Democracy Gone Astray

Democracy, being a human construct, needs to be thought of as directionality rather than an object. As such, to understand it requires not so much a description of existing structures and/or other related phenomena but a declaration of intentionality.
This blog aims at creating labeled lists of published infringements of such intentionality, of points in time where democracy strays from its intended directionality. In addition to outright infringements, this blog also collects important contemporary information and/or discussions that impact our socio-political landscape.

All the posts here were published in the electronic media – main-stream as well as fringe, and maintain links to the original texts.

[NOTE: Due to changes I haven't caught on time in the blogging software, all of the 'Original Article' links were nullified between September 11, 2012 and December 11, 2012. My apologies.]

Friday, October 06, 2023

Watered-down G20 statement on Ukraine is sign of India’s growing influence

It took exhausted Indian diplomats 200 hours of non-stop negotiations, 300 bilateral meetings and 15 drafts, but in the end the G20 countries reached a consensus declaration on the war in Ukraine – one that largely retreated into generalised principles rather than the specific condemnation of Russia that the same group of leaders agreed when they met in Bali a year ago.

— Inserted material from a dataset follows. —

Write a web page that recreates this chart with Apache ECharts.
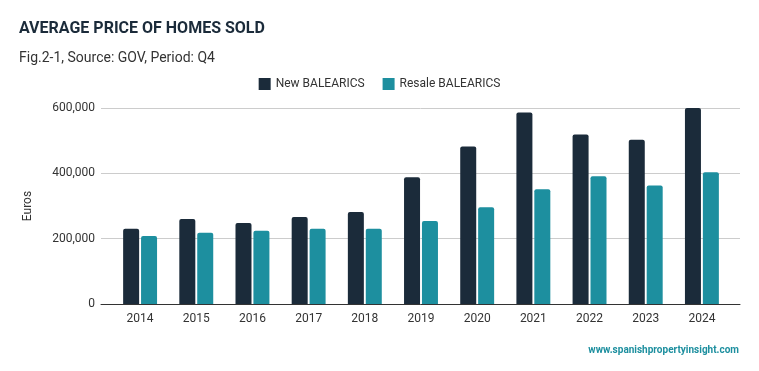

Moreover, no invitation was extended to Ukrainie’s president, Volodymyr Zelenskiy, to address the gathering, meaning the only direct combatant around the table was Russia, represented by its foreign minister, Sergei Lavrov.

India is already hailing the agreement as a diplomatic triumph, one that was tied up at least 24 hours before the summit closed. Going into the summit, there had been three options facing the leaders: a lowest-common-denominator agreement (the eventual outcome), a statement with footnotes allowing some countries to disown parts of the agreement, or no declaration.

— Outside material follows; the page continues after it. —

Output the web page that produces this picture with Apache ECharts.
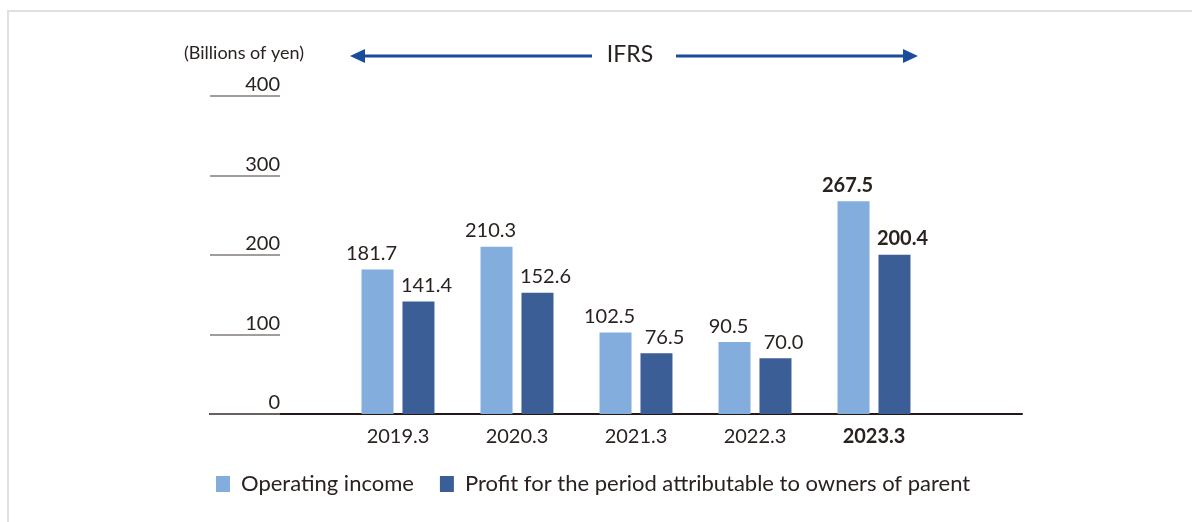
<!DOCTYPE html>
<html>
<head>
<meta charset="utf-8">
<script src="https://cdn.jsdelivr.net/npm/echarts@6/dist/echarts.min.js"></script>
<style>
  html, body { margin: 0; padding: 0; background: #fff; }
  #frame { position: absolute; left: 7px; top: 10px; right: 0; bottom: 0;
           border-top: 2px solid #e0e0e0; border-left: 2px solid #e0e0e0; }
  #chart { position: absolute; left: 0; top: 0; width: 1192px; height: 522px; }
</style>
</head>
<body>
<div id="frame"></div>
<div id="chart"></div>
<script>
// Fiscal years and results (billions of yen)
const categories = ['2019.3', '2020.3', '2021.3', '2022.3', '2023.3'];
const operatingIncome = [181.7, 210.3, 102.5, 90.5, 267.5];
const profitToOwners = [141.4, 152.6, 76.5, 70.0, 200.4];
const seriesNames = ['Operating income', 'Profit for the period attributable to owners of parent'];
const yMin = 0, yMax = 400, yStep = 100;
const unitLabel = '(Billions of yen)';
const standardLabel = 'IFRS';

const FONT = 'Lato, "Noto Sans", sans-serif';
const TEXT = '#2a2220';
const LIGHT = '#82addd';
const DARK = '#3c5e97';
const ARROW = '#1b4c9c';
const last = categories.length - 1;

function barData(values) {
  return values.map((v, i) => i === last ? { value: v, label: { fontWeight: 'bold' } } : v);
}

const chart = echarts.init(document.getElementById('chart'), null, { renderer: 'canvas' });

chart.setOption({
  animation: false,
  backgroundColor: 'transparent',
  textStyle: { fontFamily: FONT },
  grid: [
    // frame grid: value scale and baseline
    { left: 210, right: 170, top: 96, bottom: 108 },
    // bar grid
    { left: 338.5, right: 258.5, top: 96, bottom: 108 }
  ],
  xAxis: [
    { gridIndex: 0, type: 'value', min: 0, max: 1,
      axisLine: { show: true, lineStyle: { color: '#231815', width: 2 } },
      axisTick: { show: false }, axisLabel: { show: false }, splitLine: { show: false } },
    { gridIndex: 1, type: 'category', data: categories,
      axisLine: { show: false }, axisTick: { show: false }, splitLine: { show: false },
      axisLabel: {
        margin: 13, fontSize: 20, color: TEXT, fontFamily: FONT,
        formatter: (v, i) => i === last ? '{b|' + v + '}' : v,
        rich: { b: { fontSize: 20, fontWeight: 'bold', color: TEXT, fontFamily: FONT } }
      } }
  ],
  yAxis: [
    { gridIndex: 0, type: 'value', min: yMin, max: yMax, interval: yStep,
      axisLine: { show: false },
      axisTick: { show: true, inside: true, length: 70, lineStyle: { color: '#837b79', width: 1.6 } },
      splitLine: { show: false },
      axisLabel: { margin: -70, fontSize: 20, color: TEXT, fontFamily: FONT,
                   verticalAlign: 'bottom', padding: [0, 0, 1, 0] } },
    { gridIndex: 1, type: 'value', min: yMin, max: yMax, interval: yStep, show: false }
  ],
  legend: {
    left: 211, top: 468, itemWidth: 14, itemHeight: 16, itemGap: 26,
    icon: 'rect',
    textStyle: { fontSize: 22, color: TEXT, fontFamily: FONT, padding: [0, 0, 0, 6] },
    data: seriesNames
  },
  series: [
    { name: seriesNames[0], type: 'bar', xAxisIndex: 1, yAxisIndex: 1,
      data: barData(operatingIncome), barWidth: 32, barGap: '28%',
      itemStyle: { color: LIGHT },
      label: { show: true, position: 'top', distance: 6, offset: [-6, 0],
               fontSize: 20, color: TEXT, fontFamily: FONT,
               formatter: p => Number(p.value).toFixed(1) } },
    { name: seriesNames[1], type: 'bar', xAxisIndex: 1, yAxisIndex: 1,
      data: barData(profitToOwners), barWidth: 32, barGap: '28%',
      itemStyle: { color: DARK },
      label: { show: true, position: 'top', distance: 6, offset: [8, 0],
               fontSize: 20, color: TEXT, fontFamily: FONT,
               formatter: p => Number(p.value).toFixed(1) } }
  ],
  graphic: [
    { type: 'text', left: 184, top: 44,
      style: { text: unitLabel, fontSize: 18, fill: TEXT, fontFamily: FONT } },
    { type: 'text', x: 630, y: 55,
      style: { text: standardLabel, fontSize: 23, fill: TEXT, fontFamily: FONT,
               textAlign: 'center', textVerticalAlign: 'middle' } },
    // left arrow
    { type: 'line', shape: { x1: 362, y1: 56, x2: 592, y2: 56 },
      style: { stroke: ARROW, lineWidth: 3 } },
    { type: 'polygon', shape: { points: [[350, 56], [365, 49], [365, 63]] },
      style: { fill: ARROW } },
    // right arrow
    { type: 'line', shape: { x1: 676, y1: 56, x2: 906, y2: 56 },
      style: { stroke: ARROW, lineWidth: 3 } },
    { type: 'polygon', shape: { points: [[918, 56], [903, 49], [903, 63]] },
      style: { fill: ARROW } }
  ]
});
</script>
</body>
</html>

The agreement admits blandly that there are different assessments of the situation, but upholds the principles of national sovereignty, the UN charter, previous UN resolutions on Ukraine, and describes the use of nuclear weapons as impermissible. Critically, it does not repeat the statement in Bali that most countries condemn Russia’s invasion, or that Russia should withdraw its troops unconditionally and immediately.

India’s external affairs minister, S Jaishankar, did not seem too bothered to justify the outcome. “Bali was Bali. New Delhi is Delhi. Bali was a year ago, the situation was different. Many things have happened since then,” he said.

The outcome obviously reflects India’s rigid determination not to take sides in the war, but it is extraordinary that the majority of countries at the G20 that do oppose Russia’s war of conquest were so prepared to be muzzled by the minority that prefer to look away.

A UK official said the joint declaration, widely seen as weak, was in fact effective at putting pressure on Moscow. “By achieving consensus in New Delhi, the G20 has forced [Vladimir] Putin to commit to a cessation of attacks on infrastructure, to the withdrawal of troops and to the return of territory,” they said.

Lavrov, unsurprisingly, did not share this interpretation. “We were able to prevent the west’s attempts to ‘Ukrainise’ the summit agenda,” the veteran diplomat said, calling the two-day gathering a success. He pointed out: “The text doesn’t mention Russia at all.”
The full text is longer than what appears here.